* REQUEST
Begin with the line holding "Emit a standalone", end with the line holding "import plotly.graph_objects as go", and repeat every line in between exactly, without pictures.

* Stored items from a collection

+ + + +

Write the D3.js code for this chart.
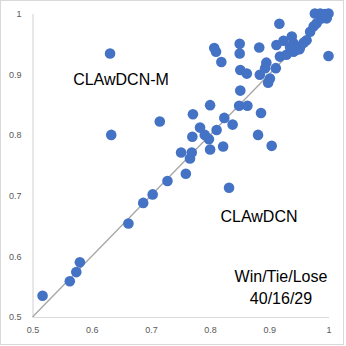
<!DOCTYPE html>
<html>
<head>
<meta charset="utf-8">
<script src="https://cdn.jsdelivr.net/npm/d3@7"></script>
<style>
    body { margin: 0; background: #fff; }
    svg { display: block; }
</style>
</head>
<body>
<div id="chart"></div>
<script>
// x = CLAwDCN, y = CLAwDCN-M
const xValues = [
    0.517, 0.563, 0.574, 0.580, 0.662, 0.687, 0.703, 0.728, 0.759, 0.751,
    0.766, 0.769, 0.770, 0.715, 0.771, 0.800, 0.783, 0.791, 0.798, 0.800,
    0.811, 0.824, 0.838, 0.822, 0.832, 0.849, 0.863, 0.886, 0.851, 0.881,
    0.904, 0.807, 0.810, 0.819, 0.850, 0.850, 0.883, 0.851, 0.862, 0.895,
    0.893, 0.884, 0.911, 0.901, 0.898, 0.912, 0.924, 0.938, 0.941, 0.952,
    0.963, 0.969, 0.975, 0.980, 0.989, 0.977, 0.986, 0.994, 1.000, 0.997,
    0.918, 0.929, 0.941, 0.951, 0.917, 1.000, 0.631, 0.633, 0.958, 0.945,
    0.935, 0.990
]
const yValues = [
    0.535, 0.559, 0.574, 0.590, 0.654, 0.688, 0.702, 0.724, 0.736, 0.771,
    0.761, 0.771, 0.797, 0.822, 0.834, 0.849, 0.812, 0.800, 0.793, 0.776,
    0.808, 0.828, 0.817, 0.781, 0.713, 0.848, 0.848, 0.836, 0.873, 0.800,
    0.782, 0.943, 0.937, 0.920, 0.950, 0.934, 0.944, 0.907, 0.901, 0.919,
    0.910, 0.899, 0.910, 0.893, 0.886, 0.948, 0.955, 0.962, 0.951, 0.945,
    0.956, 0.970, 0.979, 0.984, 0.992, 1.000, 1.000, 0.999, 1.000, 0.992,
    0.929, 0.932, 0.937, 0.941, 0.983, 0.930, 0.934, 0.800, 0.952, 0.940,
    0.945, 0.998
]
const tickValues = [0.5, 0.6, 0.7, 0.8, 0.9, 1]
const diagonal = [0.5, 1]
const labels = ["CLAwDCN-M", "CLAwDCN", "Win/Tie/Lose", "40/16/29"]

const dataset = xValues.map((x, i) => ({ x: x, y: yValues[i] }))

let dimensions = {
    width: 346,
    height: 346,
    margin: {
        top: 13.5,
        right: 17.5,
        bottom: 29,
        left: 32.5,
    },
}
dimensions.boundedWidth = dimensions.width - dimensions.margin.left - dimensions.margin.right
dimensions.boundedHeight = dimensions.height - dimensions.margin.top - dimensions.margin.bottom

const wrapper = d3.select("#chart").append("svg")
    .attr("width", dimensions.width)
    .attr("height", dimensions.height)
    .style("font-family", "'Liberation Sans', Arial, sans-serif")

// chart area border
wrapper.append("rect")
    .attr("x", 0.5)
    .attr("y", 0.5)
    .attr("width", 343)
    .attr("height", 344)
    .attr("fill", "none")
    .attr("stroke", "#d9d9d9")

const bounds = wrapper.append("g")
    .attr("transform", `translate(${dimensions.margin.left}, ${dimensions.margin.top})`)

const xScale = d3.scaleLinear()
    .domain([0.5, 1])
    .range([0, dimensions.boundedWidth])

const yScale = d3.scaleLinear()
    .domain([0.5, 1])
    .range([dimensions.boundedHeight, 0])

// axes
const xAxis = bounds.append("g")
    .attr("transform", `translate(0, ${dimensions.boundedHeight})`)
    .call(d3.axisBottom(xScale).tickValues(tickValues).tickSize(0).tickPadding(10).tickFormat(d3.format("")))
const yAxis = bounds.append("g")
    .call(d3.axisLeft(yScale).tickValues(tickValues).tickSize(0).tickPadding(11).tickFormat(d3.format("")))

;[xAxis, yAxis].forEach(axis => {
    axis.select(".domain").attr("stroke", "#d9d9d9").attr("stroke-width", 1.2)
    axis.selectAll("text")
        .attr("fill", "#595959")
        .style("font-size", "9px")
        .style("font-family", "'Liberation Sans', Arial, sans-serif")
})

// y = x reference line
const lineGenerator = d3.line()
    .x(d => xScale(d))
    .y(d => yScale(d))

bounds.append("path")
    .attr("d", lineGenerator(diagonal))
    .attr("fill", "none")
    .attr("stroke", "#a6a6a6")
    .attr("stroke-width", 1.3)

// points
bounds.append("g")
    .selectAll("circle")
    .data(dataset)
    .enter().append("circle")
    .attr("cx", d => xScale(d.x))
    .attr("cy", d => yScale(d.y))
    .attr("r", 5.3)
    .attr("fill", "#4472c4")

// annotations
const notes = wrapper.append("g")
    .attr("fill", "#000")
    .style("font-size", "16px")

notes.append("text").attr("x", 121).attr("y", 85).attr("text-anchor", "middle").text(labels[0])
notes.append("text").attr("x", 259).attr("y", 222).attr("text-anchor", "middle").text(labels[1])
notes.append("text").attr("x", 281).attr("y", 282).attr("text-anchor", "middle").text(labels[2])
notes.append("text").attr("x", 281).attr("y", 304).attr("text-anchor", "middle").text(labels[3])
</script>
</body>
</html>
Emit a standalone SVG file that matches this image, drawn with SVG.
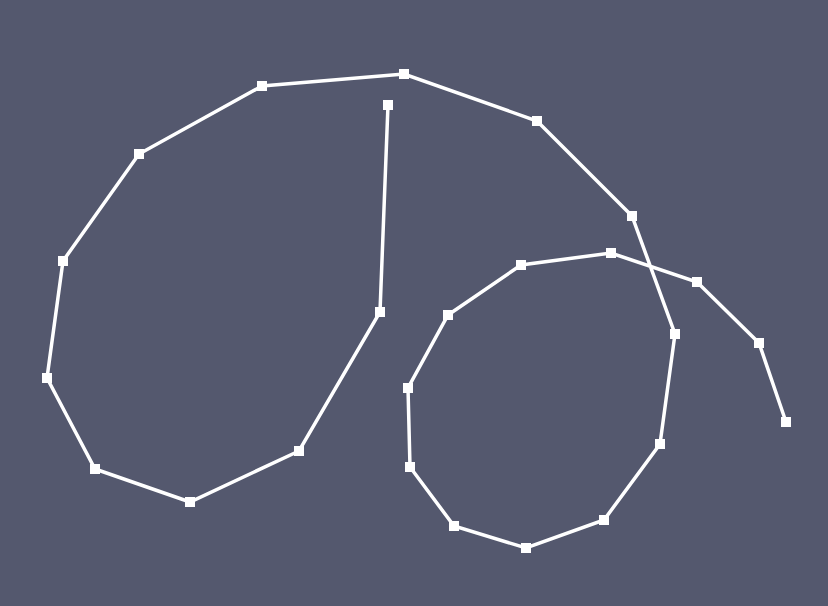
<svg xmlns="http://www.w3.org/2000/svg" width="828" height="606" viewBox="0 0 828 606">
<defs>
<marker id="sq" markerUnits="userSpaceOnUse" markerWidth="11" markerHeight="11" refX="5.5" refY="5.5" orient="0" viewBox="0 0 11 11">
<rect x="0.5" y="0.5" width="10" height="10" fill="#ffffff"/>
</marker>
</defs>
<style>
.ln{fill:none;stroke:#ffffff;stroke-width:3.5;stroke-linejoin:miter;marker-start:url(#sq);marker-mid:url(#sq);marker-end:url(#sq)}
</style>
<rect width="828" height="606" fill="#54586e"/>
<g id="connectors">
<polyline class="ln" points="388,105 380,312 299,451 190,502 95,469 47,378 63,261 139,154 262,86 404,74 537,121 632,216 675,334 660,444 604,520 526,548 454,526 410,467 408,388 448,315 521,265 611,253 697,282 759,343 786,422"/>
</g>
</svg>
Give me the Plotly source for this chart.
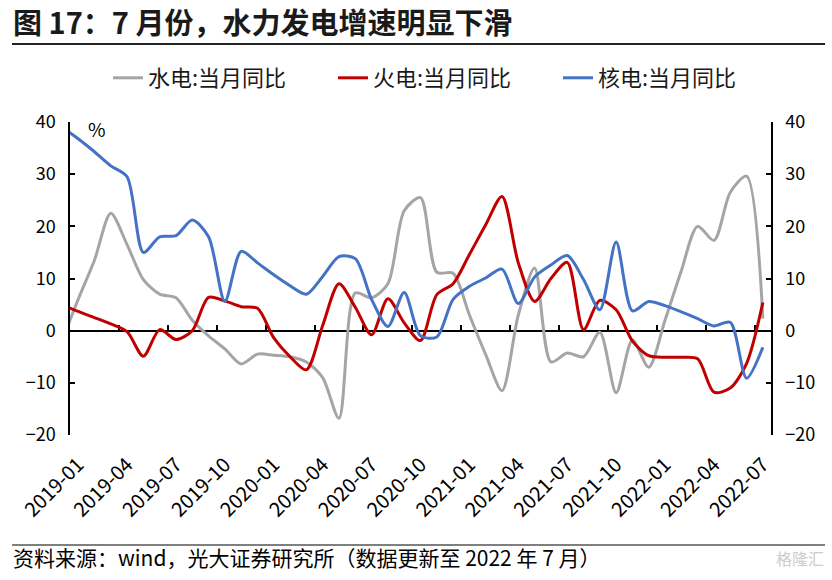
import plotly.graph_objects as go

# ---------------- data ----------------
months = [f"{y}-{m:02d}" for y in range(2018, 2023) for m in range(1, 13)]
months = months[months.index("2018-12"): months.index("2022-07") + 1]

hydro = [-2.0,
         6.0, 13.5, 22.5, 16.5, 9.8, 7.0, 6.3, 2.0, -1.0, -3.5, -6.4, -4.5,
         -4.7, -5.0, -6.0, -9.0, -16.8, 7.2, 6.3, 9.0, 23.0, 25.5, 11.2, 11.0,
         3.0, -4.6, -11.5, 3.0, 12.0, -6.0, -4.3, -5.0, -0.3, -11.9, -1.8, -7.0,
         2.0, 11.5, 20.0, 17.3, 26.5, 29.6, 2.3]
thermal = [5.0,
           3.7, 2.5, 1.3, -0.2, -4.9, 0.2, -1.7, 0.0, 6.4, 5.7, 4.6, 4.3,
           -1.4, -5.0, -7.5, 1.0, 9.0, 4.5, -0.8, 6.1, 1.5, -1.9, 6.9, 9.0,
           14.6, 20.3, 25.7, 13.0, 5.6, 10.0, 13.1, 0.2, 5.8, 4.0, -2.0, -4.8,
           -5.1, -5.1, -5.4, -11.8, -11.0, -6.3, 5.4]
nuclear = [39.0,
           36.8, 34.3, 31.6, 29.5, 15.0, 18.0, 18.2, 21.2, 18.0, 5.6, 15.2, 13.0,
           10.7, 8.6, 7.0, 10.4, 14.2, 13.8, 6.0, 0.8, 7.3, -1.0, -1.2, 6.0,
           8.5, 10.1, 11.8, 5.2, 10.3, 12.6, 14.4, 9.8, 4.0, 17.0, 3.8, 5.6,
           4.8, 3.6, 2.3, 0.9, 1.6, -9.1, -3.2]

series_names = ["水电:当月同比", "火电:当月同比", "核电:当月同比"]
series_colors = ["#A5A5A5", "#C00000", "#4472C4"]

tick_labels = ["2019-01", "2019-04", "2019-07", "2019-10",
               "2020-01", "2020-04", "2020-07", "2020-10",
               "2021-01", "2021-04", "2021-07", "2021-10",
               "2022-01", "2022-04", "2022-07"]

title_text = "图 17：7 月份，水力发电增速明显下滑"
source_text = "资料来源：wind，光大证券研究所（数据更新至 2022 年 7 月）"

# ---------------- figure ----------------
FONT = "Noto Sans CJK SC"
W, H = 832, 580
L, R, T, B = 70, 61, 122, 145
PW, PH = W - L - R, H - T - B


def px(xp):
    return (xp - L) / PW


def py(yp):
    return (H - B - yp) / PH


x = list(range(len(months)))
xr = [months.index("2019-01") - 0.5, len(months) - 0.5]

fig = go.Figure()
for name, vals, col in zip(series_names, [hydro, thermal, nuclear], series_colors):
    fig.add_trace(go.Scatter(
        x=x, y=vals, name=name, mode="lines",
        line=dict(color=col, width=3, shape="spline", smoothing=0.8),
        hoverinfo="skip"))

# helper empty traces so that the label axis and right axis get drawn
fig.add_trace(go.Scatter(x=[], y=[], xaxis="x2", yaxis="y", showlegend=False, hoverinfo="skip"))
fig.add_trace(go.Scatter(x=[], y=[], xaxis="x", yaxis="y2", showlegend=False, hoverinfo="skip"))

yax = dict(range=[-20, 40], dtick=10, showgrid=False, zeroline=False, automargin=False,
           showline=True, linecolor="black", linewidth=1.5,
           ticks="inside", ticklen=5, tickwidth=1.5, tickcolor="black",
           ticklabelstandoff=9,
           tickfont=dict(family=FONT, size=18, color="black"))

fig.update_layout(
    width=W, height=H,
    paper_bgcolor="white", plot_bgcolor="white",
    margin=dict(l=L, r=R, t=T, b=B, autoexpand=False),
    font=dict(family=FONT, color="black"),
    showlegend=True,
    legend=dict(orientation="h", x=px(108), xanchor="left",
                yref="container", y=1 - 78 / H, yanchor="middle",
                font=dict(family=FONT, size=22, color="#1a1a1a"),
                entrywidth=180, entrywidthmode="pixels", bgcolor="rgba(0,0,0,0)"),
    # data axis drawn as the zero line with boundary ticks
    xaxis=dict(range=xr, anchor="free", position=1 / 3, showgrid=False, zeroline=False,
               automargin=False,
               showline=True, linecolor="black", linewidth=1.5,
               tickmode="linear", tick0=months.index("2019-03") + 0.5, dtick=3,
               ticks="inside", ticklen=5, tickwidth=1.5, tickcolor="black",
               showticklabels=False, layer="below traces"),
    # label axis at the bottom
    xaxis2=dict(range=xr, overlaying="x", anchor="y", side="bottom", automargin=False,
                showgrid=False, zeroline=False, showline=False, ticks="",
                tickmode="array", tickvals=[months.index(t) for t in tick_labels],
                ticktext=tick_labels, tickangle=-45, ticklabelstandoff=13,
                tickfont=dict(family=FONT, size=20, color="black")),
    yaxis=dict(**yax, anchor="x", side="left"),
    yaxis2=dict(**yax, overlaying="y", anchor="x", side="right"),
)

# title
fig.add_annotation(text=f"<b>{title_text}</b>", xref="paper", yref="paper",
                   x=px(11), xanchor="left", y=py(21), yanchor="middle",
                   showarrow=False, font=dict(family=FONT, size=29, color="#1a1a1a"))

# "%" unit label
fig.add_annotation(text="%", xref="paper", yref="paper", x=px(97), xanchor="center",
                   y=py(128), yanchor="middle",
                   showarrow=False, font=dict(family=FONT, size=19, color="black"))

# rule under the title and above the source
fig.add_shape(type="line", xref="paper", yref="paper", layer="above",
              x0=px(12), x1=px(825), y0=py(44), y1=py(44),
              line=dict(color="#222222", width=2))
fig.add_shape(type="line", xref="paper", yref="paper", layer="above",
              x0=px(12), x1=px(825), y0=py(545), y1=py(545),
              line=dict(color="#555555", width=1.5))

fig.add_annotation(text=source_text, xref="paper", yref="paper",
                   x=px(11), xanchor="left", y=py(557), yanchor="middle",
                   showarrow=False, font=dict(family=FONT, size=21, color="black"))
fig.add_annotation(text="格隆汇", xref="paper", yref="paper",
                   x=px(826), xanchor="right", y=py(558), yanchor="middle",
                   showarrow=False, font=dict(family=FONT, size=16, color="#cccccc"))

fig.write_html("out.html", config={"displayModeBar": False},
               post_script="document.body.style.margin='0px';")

+ + + +

* RESPONSE BELOW
Emit a standalone SVG file that matches this image, drawn with SVG.
<svg xmlns="http://www.w3.org/2000/svg" width="828" height="606" viewBox="0 0 828 606">
<defs>
<marker id="sq" markerUnits="userSpaceOnUse" markerWidth="11" markerHeight="11" refX="5.5" refY="5.5" orient="0" viewBox="0 0 11 11">
<rect x="0.5" y="0.5" width="10" height="10" fill="#ffffff"/>
</marker>
</defs>
<style>
.ln{fill:none;stroke:#ffffff;stroke-width:3.5;stroke-linejoin:miter;marker-start:url(#sq);marker-mid:url(#sq);marker-end:url(#sq)}
</style>
<rect width="828" height="606" fill="#54586e"/>
<g id="connectors">
<polyline class="ln" points="388,105 380,312 299,451 190,502 95,469 47,378 63,261 139,154 262,86 404,74 537,121 632,216 675,334 660,444 604,520 526,548 454,526 410,467 408,388 448,315 521,265 611,253 697,282 759,343 786,422"/>
</g>
</svg>
Give me the Plotly source for this chart.
import plotly.graph_objects as go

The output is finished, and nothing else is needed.